Что показал, будем надеяться, завершившийся газовый конфликт? Он показал, что обе стороны допустили свои ошибки. Ошибка Москвы состоит в том, что экономическая интеграция постсоветского пространства до сих пор висит в воздухе. Она не имеет четкого идеологического и политического смысла — во имя чего? Просто, чтобы было дешевле и взаимовыгодно торговать — слишком мало для людей, выросших в Советском Союзе. Нужны более светлые, системные и понятные всем странам идеи — во имя чего торговать? Во имя чего иметь общие цены на газ, нефть и т.д. Почему торговать именно друг с другом? Ради каких вещей можно идти навстречу друг другу, а что считать иждивенчеством или шантажом?
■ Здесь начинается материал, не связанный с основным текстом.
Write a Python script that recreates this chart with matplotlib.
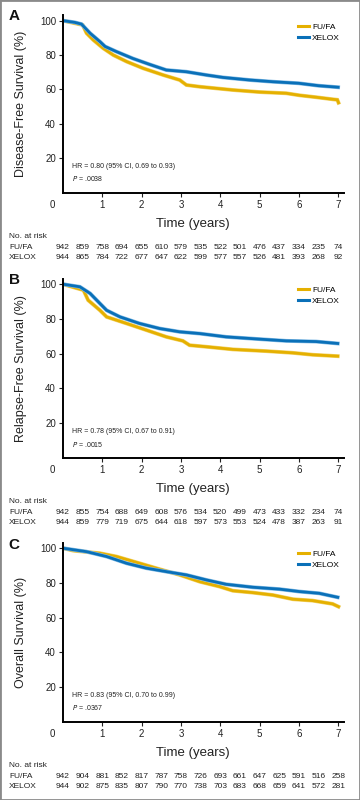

И, несомненно, что, так как мотором евразийской интеграции выступает Москва, то все страны постсоветского пространства именно от Москвы ждут четкой, ясной и понятной как элитам, так и простым людям идеологической программы евразийской интеграции. Но — будем откровенны, ее пока нет. Да и как она может быть для внешних стран, когда Россия не имеет такой идеологической программы для самой себя, ограничившись пока только идеей патриотизма? Белые и красные — все были патриотами России и имели свои патриотические программы. Но одна была для помещиков и крестьян, собственников средств производства и угнетаемых, а вторая — для равноправных слоев общества. Так и здесь: хорошо, что сказано первое слово — патриотизм. Но далее необходимо продолжение — какой патриотизм, какое общество мы строим. И тут пока, к сожалению, пока больше вопросов и неясностей.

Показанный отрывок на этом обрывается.